Parametric Study of Dynamic Inflow for Coaxial Rotor System

Abstract

The paper presents a comprehensive study of the sensitivity of aerodynamic response predictions of coaxial rotor systems to a wide range of variations in the embedded dynamic inflow model at various flight regimes. The dynamic inflow model is founded on the classical first order system hypothesis and is extracted from a generic high fidelity aerodynamic scheme using the single frequency analysis methodology. The methodology is carrying out by a systematic series of wake excitations and is primarily based on time simulation via a time marching free wake analysis. A free wake model is activated by a sequential periodic rotor loads that excite various periodic responses of the wake.
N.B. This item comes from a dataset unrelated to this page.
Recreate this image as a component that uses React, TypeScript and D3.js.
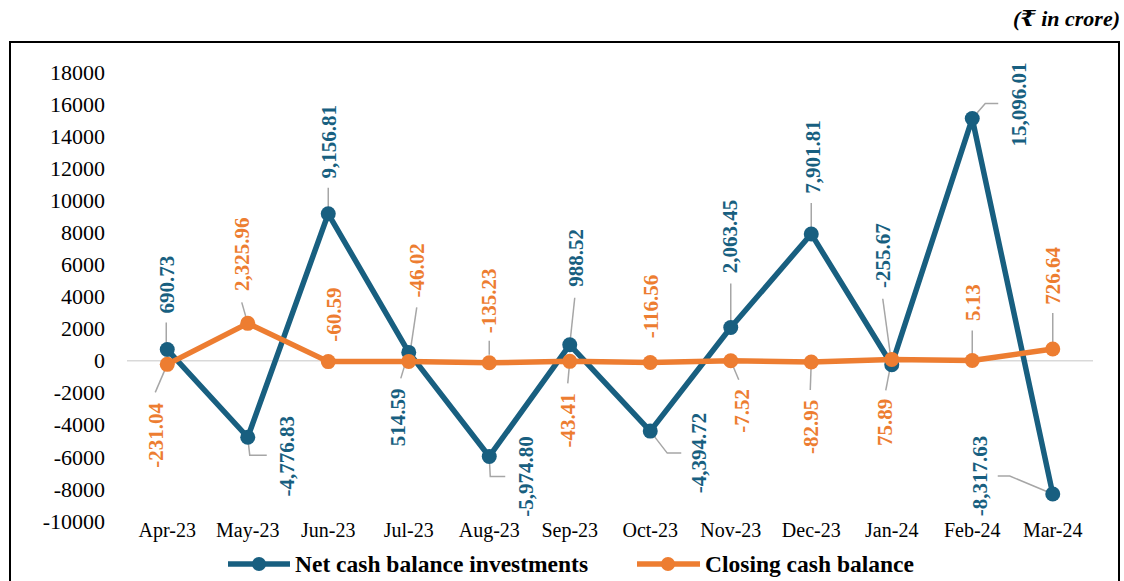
import React from "react";
import * as d3 from "d3";

const categories = ["Apr-23", "May-23", "Jun-23", "Jul-23", "Aug-23", "Sep-23", "Oct-23", "Nov-23", "Dec-23", "Jan-24", "Feb-24", "Mar-24"];
const netCash = [690.73, -4776.83, 9156.81, 514.59, -5974.8, 988.52, -4394.72, 2063.45, 7901.81, -255.67, 15096.01, -8317.63];
const closingCash = [-231.04, 2325.96, -60.59, -46.02, -135.23, -43.41, -116.56, -7.52, -82.95, 75.89, 5.13, 726.64];
const netLabels = ["690.73", "-4,776.83", "9,156.81", "514.59", "-5,974.80", "988.52", "-4,394.72", "2,063.45", "7,901.81", "-255.67", "15,096.01", "-8,317.63"];
const closingLabels = ["-231.04", "2,325.96", "-60.59", "-46.02", "-135.23", "-43.41", "-116.56", "-7.52", "-82.95", "75.89", "5.13", "726.64"];
const yTicks = [18000, 16000, 14000, 12000, 10000, 8000, 6000, 4000, 2000, 0, -2000, -4000, -6000, -8000, -10000];
const seriesNames = ["Net cash balance investments", "Closing cash balance"];

// label layout: text centre offset and leader polyline relative to the data point
type Lay = { dx: number; dy: number; lead: number[][] };
const netLayout: Lay[] = [
  { dx: -1, dy: -65, lead: [[-1, -4], [-1, -27]] },
  { dx: 39, dy: 19, lead: [[0, 0], [2, 18], [19, 18]] },
  { dx: 0, dy: -72, lead: [[0, 0], [0, -26]] },
  { dx: -11, dy: 65, lead: [[0, 0], [-8, 26]] },
  { dx: 36, dy: 20, lead: [[0, 0], [1, 20], [16, 20]] },
  { dx: 6, dy: -87, lead: [[0, 0], [5, -47]] },
  { dx: 48, dy: 22, lead: [[0, 0], [17, 22], [31, 22]] },
  { dx: -1, dy: -91, lead: [[0, 0], [0, -44]] },
  { dx: 1, dy: -77, lead: [[0, 0], [0, -31]] },
  { dx: -9, dy: -109, lead: [[0, 0], [-9, -66]] },
  { dx: 46, dy: -14, lead: [[0, 0], [13, -15], [26, -15]] },
  { dx: -73, dy: -18, lead: [[0, 0], [-43, -18], [-55, -18]] },
];
const closingLayout: Lay[] = [
  { dx: -12, dy: 71, lead: [[0, 0], [-12, 28]] },
  { dx: -6, dy: -69, lead: [[0, 0], [-6, -21]] },
  { dx: 5, dy: -47, lead: [] },
  { dx: 8, dy: -91, lead: [[0, 0], [8, -54]] },
  { dx: -1, dy: -62, lead: [[0, -8], [0, -22]] },
  { dx: -2, dy: 59, lead: [[0, 0], [-2, 22]] },
  { dx: 0, dy: -56, lead: [] },
  { dx: 11, dy: 50, lead: [[0, 0], [8, 19]] },
  { dx: -1, dy: 65, lead: [[0, 0], [-1, 28]] },
  { dx: -7, dy: 63, lead: [[0, 0], [-6, 31]] },
  { dx: 0, dy: -58, lead: [[0, 0], [0, -30]] },
  { dx: 0, dy: -73, lead: [[0, 0], [0, -36]] },
];

const BLUE = "#185F80";
const ORANGE = "#ED7D31";
const LEAD = "#A6A6A6";
const FONT = "Liberation Serif, DejaVu Serif, serif";

export default function App() {
  const W = 1124, H = 581;
  const x = d3.scaleBand<string>().domain(categories).range([127, 1093]);
  const cx = (c: string) => (x(c) as number) + x.bandwidth() / 2;
  const y = d3.scaleLinear().domain([-10000, 18000]).range([521, 72]);
  const line = d3.line<number>().x((_, i) => cx(categories[i])).y((v) => y(v));
  const leadPath = d3.line<number[]>().x((p) => p[0]).y((p) => p[1]);

  const series = [
    { values: netCash, labels: netLabels, layout: netLayout, color: BLUE },
    { values: closingCash, labels: closingLabels, layout: closingLayout, color: ORANGE },
  ];

  return (
    <svg width={W} height={H} style={{ position: "absolute", left: 0, top: 0, background: "#fff", fontFamily: FONT }}>
      <rect x={0} y={0} width={W} height={H} fill="#fff" />
      <text x={1120} y={26} textAnchor="end" fontSize={22} fontWeight="bold" fontStyle="italic">(₹ in crore)</text>
      <rect x={10} y={42} width={1109} height={560} fill="none" stroke="#000" strokeWidth={2} />

      {/* y axis labels */}
      {yTicks.map((t) => (
        <text key={t} x={105} y={y(t)} dy="0.35em" textAnchor="end" fontSize={22}>{t}</text>
      ))}
      {/* zero line */}
      <line x1={127} x2={1093} y1={y(0)} y2={y(0)} stroke="#D9D9D9" strokeWidth={1.5} />
      {/* x labels */}
      {categories.map((c) => (
        <text key={c} x={cx(c)} y={537} textAnchor="middle" fontSize={20}>{c}</text>
      ))}

      {/* leader lines */}
      {series.map((s, si) =>
        s.values.map((v, i) => {
          const L = s.layout[i];
          if (!L.lead.length) return null;
          const px = cx(categories[i]), py = y(v);
          return (
            <path key={`l${si}-${i}`} d={leadPath(L.lead.map((p) => [px + p[0], py + p[1]])) as string} fill="none" stroke={LEAD} strokeWidth={1.5} />
          );
        })
      )}

      {/* lines and markers */}
      {series.map((s, si) => (
        <g key={`s${si}`}>
          <path d={line(s.values) as string} fill="none" stroke={s.color} strokeWidth={5.5} strokeLinejoin="round" />
          {s.values.map((v, i) => (
            <circle key={i} cx={cx(categories[i])} cy={y(v)} r={7.5} fill={s.color} />
          ))}
        </g>
      ))}

      {/* data labels */}
      {series.map((s, si) =>
        s.values.map((v, i) => {
          const L = s.layout[i];
          const tx = cx(categories[i]) + L.dx, ty = y(v) + L.dy;
          return (
            <text key={`t${si}-${i}`} transform={`translate(${tx},${ty}) rotate(-90)`} textAnchor="middle" dy="0.35em" fontSize={21} fontWeight="bold" fill={s.color}>
              {s.labels[i]}
            </text>
          );
        })
      )}

      {/* legend */}
      <g>
        <line x1={228} x2={290} y1={564} y2={564} stroke={BLUE} strokeWidth={5.5} />
        <circle cx={259} cy={564} r={7} fill={BLUE} />
        <text x={295} y={564} dy="0.35em" fontSize={23.5} fontWeight="bold">{seriesNames[0]}</text>
        <line x1={637} x2={700} y1={564} y2={564} stroke={ORANGE} strokeWidth={5.5} />
        <circle cx={668} cy={564} r={7} fill={ORANGE} />
        <text x={705} y={564} dy="0.35em" fontSize={23.5} fontWeight="bold">{seriesNames[1]}</text>
      </g>
    </svg>
  );
}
The corresponding time histories of the induced velocity enable the determination of the mass and gain matrices associated with the dynamic inflow model. Unlike existing estimations, the present methodology enables a detailed determination of all elements of the above matrices and shows regions where the first order system behavior, which is a fundamental assumption of the dynamic inflow formulation, is valid. The parametric study presented in this paper deals with both single and coaxial rotor systems operated in hover and forward flight. The paper provides analysis by free wake model and comprehensive aeromechanics numerical solutions in addition to various analytic insights into the associated phenomena and interactions. In particular, the issue of the liftoffset effect on the dynamic inflow characteristics is analytically reviewed along with analytic modelling of the crosscoupling between the rotors in coaxial rotor system that is induced by the dynamic inflow. In addition, the paper addresses the importance of the rotors flapping stiffness and rotors clearance. Wherever meaningful, comparisons with similar prediction of single rotor systems are also presented.